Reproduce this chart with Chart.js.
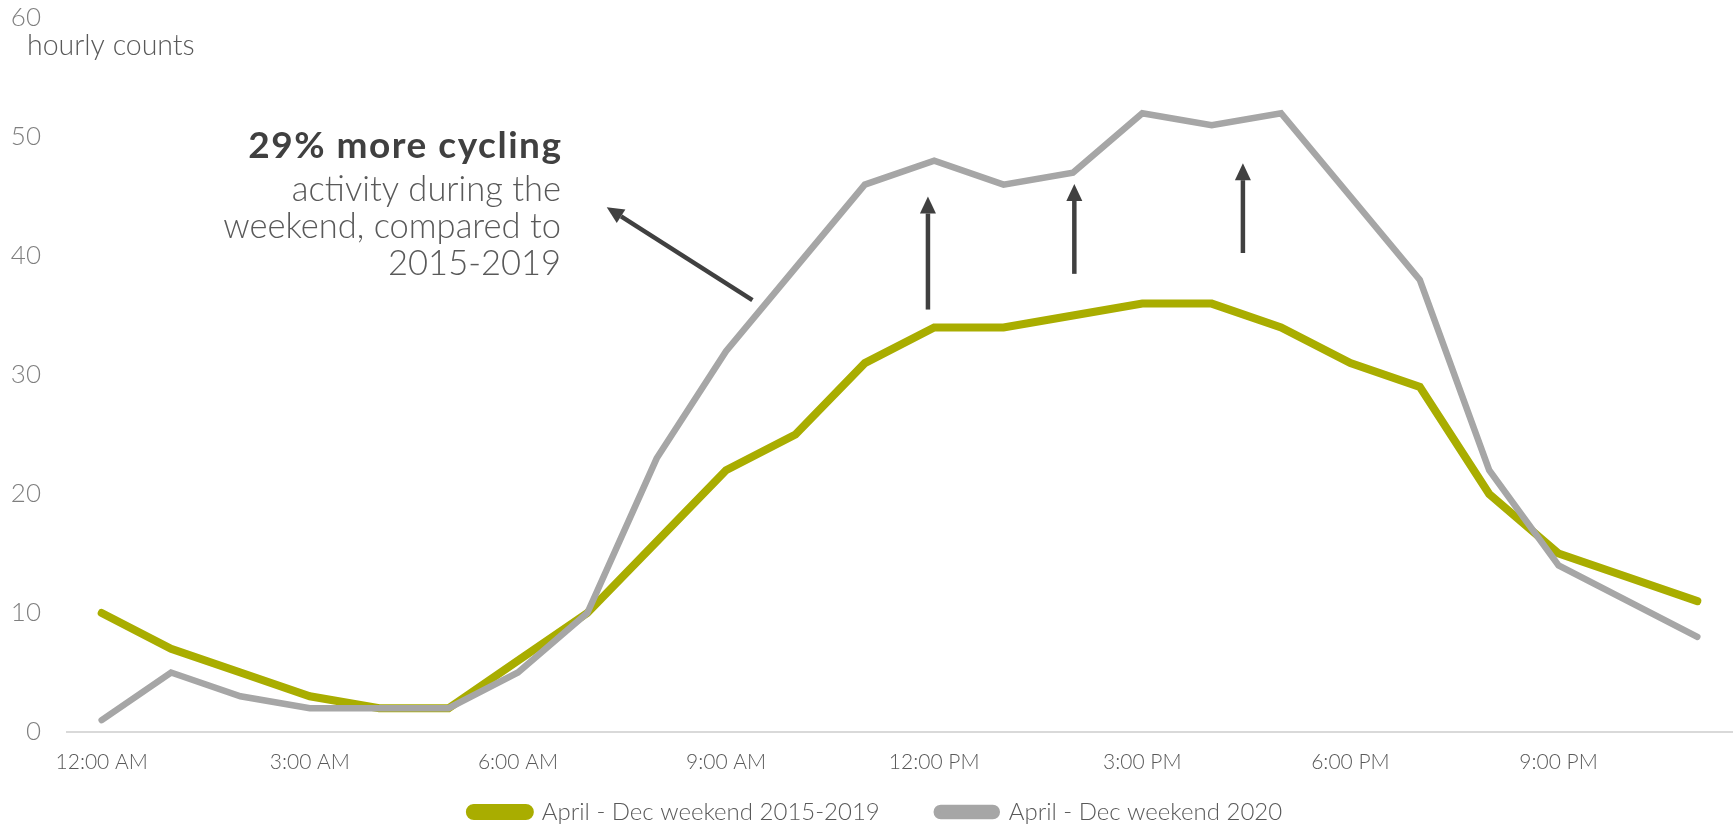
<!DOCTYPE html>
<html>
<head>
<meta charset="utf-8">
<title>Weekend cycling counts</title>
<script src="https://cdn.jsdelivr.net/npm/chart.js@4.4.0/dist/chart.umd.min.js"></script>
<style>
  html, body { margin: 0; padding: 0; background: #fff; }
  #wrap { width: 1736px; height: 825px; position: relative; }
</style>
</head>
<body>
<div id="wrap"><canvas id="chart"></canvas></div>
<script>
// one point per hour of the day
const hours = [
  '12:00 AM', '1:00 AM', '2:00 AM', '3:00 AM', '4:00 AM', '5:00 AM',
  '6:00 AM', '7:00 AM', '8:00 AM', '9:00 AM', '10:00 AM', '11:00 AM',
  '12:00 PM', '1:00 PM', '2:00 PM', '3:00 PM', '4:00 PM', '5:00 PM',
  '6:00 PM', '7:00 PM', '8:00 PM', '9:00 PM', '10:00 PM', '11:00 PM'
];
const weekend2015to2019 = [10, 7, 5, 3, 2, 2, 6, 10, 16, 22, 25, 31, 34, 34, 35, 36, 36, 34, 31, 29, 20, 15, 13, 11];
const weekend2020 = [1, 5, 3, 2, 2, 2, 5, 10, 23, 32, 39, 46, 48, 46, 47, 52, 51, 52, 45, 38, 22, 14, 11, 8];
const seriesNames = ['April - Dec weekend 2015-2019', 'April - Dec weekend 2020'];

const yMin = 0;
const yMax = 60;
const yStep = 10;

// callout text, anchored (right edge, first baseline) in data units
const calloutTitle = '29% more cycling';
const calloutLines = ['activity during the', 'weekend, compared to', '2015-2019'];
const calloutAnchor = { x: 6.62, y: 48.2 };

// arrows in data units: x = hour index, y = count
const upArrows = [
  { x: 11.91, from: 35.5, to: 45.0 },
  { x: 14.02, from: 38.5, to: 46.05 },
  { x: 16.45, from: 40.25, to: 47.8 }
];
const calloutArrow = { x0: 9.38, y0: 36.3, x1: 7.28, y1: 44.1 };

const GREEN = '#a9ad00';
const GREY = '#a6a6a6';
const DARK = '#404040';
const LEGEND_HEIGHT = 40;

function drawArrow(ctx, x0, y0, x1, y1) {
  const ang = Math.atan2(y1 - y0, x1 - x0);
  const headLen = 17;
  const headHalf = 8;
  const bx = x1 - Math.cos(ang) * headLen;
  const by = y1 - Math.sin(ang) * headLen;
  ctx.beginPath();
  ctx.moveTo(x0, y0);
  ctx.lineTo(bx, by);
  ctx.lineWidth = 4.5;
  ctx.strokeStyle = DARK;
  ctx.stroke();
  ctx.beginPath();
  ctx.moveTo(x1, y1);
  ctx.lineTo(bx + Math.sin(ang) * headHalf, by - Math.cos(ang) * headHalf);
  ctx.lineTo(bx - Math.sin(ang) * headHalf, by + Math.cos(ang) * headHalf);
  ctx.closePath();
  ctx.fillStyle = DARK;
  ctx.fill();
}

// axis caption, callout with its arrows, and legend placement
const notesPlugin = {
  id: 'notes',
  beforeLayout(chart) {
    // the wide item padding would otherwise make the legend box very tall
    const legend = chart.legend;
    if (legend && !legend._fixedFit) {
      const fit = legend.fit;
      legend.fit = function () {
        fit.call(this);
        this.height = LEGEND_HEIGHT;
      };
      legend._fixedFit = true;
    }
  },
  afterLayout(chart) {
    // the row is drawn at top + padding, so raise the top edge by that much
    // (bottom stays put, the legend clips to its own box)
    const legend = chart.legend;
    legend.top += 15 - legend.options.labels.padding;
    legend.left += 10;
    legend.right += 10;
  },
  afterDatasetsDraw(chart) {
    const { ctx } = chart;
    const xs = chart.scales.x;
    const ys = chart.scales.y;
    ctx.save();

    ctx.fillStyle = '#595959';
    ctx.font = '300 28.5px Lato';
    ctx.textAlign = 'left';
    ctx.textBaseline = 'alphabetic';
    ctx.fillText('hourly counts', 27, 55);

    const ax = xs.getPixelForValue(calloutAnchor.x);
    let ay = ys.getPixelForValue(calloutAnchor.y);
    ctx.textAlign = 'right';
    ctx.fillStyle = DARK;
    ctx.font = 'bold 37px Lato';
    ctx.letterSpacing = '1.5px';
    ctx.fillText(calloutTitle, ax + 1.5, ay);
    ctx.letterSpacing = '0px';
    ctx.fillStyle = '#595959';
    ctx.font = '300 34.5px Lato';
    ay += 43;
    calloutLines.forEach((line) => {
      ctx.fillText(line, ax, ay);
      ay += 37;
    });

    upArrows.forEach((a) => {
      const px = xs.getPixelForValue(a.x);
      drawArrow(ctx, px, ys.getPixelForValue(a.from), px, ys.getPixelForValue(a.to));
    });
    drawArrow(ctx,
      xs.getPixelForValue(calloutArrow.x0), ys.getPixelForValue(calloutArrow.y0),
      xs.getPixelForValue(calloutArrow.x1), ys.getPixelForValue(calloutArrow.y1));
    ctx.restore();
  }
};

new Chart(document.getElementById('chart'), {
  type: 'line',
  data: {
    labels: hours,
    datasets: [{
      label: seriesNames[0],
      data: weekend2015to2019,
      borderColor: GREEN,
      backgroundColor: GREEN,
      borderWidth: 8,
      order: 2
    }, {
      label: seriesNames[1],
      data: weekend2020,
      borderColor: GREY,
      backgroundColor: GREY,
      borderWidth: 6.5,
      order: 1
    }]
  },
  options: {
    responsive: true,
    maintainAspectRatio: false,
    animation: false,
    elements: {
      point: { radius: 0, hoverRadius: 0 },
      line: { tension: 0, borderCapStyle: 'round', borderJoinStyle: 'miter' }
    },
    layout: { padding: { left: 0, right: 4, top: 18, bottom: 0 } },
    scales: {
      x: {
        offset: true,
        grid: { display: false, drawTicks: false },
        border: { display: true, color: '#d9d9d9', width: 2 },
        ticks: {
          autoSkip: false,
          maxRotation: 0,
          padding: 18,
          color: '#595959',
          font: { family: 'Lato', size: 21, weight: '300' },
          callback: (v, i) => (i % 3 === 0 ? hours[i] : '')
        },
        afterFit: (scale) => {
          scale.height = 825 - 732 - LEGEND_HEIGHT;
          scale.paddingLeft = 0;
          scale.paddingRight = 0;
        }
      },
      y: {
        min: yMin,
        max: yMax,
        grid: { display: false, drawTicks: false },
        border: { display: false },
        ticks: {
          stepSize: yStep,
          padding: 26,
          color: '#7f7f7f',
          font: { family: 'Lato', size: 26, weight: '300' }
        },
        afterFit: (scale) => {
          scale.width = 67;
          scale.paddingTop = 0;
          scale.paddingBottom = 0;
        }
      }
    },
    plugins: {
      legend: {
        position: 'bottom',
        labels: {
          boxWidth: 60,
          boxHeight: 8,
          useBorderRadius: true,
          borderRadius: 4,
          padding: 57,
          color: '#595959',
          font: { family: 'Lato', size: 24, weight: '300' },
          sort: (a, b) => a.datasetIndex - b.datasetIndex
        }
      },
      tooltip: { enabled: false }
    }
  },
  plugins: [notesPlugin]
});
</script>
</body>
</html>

What the task asks |
Quote the full listing above word for word; exclude every picture from the copy.

Answer to this problem |
Reproduce this chart with Chart.js.
<!DOCTYPE html>
<html>
<head>
<meta charset="utf-8">
<title>Weekend cycling counts</title>
<script src="https://cdn.jsdelivr.net/npm/chart.js@4.4.0/dist/chart.umd.min.js"></script>
<style>
  html, body { margin: 0; padding: 0; background: #fff; }
  #wrap { width: 1736px; height: 825px; position: relative; }
</style>
</head>
<body>
<div id="wrap"><canvas id="chart"></canvas></div>
<script>
// one point per hour of the day
const hours = [
  '12:00 AM', '1:00 AM', '2:00 AM', '3:00 AM', '4:00 AM', '5:00 AM',
  '6:00 AM', '7:00 AM', '8:00 AM', '9:00 AM', '10:00 AM', '11:00 AM',
  '12:00 PM', '1:00 PM', '2:00 PM', '3:00 PM', '4:00 PM', '5:00 PM',
  '6:00 PM', '7:00 PM', '8:00 PM', '9:00 PM', '10:00 PM', '11:00 PM'
];
const weekend2015to2019 = [10, 7, 5, 3, 2, 2, 6, 10, 16, 22, 25, 31, 34, 34, 35, 36, 36, 34, 31, 29, 20, 15, 13, 11];
const weekend2020 = [1, 5, 3, 2, 2, 2, 5, 10, 23, 32, 39, 46, 48, 46, 47, 52, 51, 52, 45, 38, 22, 14, 11, 8];
const seriesNames = ['April - Dec weekend 2015-2019', 'April - Dec weekend 2020'];

const yMin = 0;
const yMax = 60;
const yStep = 10;

// callout text, anchored (right edge, first baseline) in data units
const calloutTitle = '29% more cycling';
const calloutLines = ['activity during the', 'weekend, compared to', '2015-2019'];
const calloutAnchor = { x: 6.62, y: 48.2 };

// arrows in data units: x = hour index, y = count
const upArrows = [
  { x: 11.91, from: 35.5, to: 45.0 },
  { x: 14.02, from: 38.5, to: 46.05 },
  { x: 16.45, from: 40.25, to: 47.8 }
];
const calloutArrow = { x0: 9.38, y0: 36.3, x1: 7.28, y1: 44.1 };

const GREEN = '#a9ad00';
const GREY = '#a6a6a6';
const DARK = '#404040';
const LEGEND_HEIGHT = 40;

function drawArrow(ctx, x0, y0, x1, y1) {
  const ang = Math.atan2(y1 - y0, x1 - x0);
  const headLen = 17;
  const headHalf = 8;
  const bx = x1 - Math.cos(ang) * headLen;
  const by = y1 - Math.sin(ang) * headLen;
  ctx.beginPath();
  ctx.moveTo(x0, y0);
  ctx.lineTo(bx, by);
  ctx.lineWidth = 4.5;
  ctx.strokeStyle = DARK;
  ctx.stroke();
  ctx.beginPath();
  ctx.moveTo(x1, y1);
  ctx.lineTo(bx + Math.sin(ang) * headHalf, by - Math.cos(ang) * headHalf);
  ctx.lineTo(bx - Math.sin(ang) * headHalf, by + Math.cos(ang) * headHalf);
  ctx.closePath();
  ctx.fillStyle = DARK;
  ctx.fill();
}

// axis caption, callout with its arrows, and legend placement
const notesPlugin = {
  id: 'notes',
  beforeLayout(chart) {
    // the wide item padding would otherwise make the legend box very tall
    const legend = chart.legend;
    if (legend && !legend._fixedFit) {
      const fit = legend.fit;
      legend.fit = function () {
        fit.call(this);
        this.height = LEGEND_HEIGHT;
      };
      legend._fixedFit = true;
    }
  },
  afterLayout(chart) {
    // the row is drawn at top + padding, so raise the top edge by that much
    // (bottom stays put, the legend clips to its own box)
    const legend = chart.legend;
    legend.top += 15 - legend.options.labels.padding;
    legend.left += 10;
    legend.right += 10;
  },
  afterDatasetsDraw(chart) {
    const { ctx } = chart;
    const xs = chart.scales.x;
    const ys = chart.scales.y;
    ctx.save();

    ctx.fillStyle = '#595959';
    ctx.font = '300 28.5px Lato';
    ctx.textAlign = 'left';
    ctx.textBaseline = 'alphabetic';
    ctx.fillText('hourly counts', 27, 55);

    const ax = xs.getPixelForValue(calloutAnchor.x);
    let ay = ys.getPixelForValue(calloutAnchor.y);
    ctx.textAlign = 'right';
    ctx.fillStyle = DARK;
    ctx.font = 'bold 37px Lato';
    ctx.letterSpacing = '1.5px';
    ctx.fillText(calloutTitle, ax + 1.5, ay);
    ctx.letterSpacing = '0px';
    ctx.fillStyle = '#595959';
    ctx.font = '300 34.5px Lato';
    ay += 43;
    calloutLines.forEach((line) => {
      ctx.fillText(line, ax, ay);
      ay += 37;
    });

    upArrows.forEach((a) => {
      const px = xs.getPixelForValue(a.x);
      drawArrow(ctx, px, ys.getPixelForValue(a.from), px, ys.getPixelForValue(a.to));
    });
    drawArrow(ctx,
      xs.getPixelForValue(calloutArrow.x0), ys.getPixelForValue(calloutArrow.y0),
      xs.getPixelForValue(calloutArrow.x1), ys.getPixelForValue(calloutArrow.y1));
    ctx.restore();
  }
};

new Chart(document.getElementById('chart'), {
  type: 'line',
  data: {
    labels: hours,
    datasets: [{
      label: seriesNames[0],
      data: weekend2015to2019,
      borderColor: GREEN,
      backgroundColor: GREEN,
      borderWidth: 8,
      order: 2
    }, {
      label: seriesNames[1],
      data: weekend2020,
      borderColor: GREY,
      backgroundColor: GREY,
      borderWidth: 6.5,
      order: 1
    }]
  },
  options: {
    responsive: true,
    maintainAspectRatio: false,
    animation: false,
    elements: {
      point: { radius: 0, hoverRadius: 0 },
      line: { tension: 0, borderCapStyle: 'round', borderJoinStyle: 'miter' }
    },
    layout: { padding: { left: 0, right: 4, top: 18, bottom: 0 } },
    scales: {
      x: {
        offset: true,
        grid: { display: false, drawTicks: false },
        border: { display: true, color: '#d9d9d9', width: 2 },
        ticks: {
          autoSkip: false,
          maxRotation: 0,
          padding: 18,
          color: '#595959',
          font: { family: 'Lato', size: 21, weight: '300' },
          callback: (v, i) => (i % 3 === 0 ? hours[i] : '')
        },
        afterFit: (scale) => {
          scale.height = 825 - 732 - LEGEND_HEIGHT;
          scale.paddingLeft = 0;
          scale.paddingRight = 0;
        }
      },
      y: {
        min: yMin,
        max: yMax,
        grid: { display: false, drawTicks: false },
        border: { display: false },
        ticks: {
          stepSize: yStep,
          padding: 26,
          color: '#7f7f7f',
          font: { family: 'Lato', size: 26, weight: '300' }
        },
        afterFit: (scale) => {
          scale.width = 67;
          scale.paddingTop = 0;
          scale.paddingBottom = 0;
        }
      }
    },
    plugins: {
      legend: {
        position: 'bottom',
        labels: {
          boxWidth: 60,
          boxHeight: 8,
          useBorderRadius: true,
          borderRadius: 4,
          padding: 57,
          color: '#595959',
          font: { family: 'Lato', size: 24, weight: '300' },
          sort: (a, b) => a.datasetIndex - b.datasetIndex
        }
      },
      tooltip: { enabled: false }
    }
  },
  plugins: [notesPlugin]
});
</script>
</body>
</html>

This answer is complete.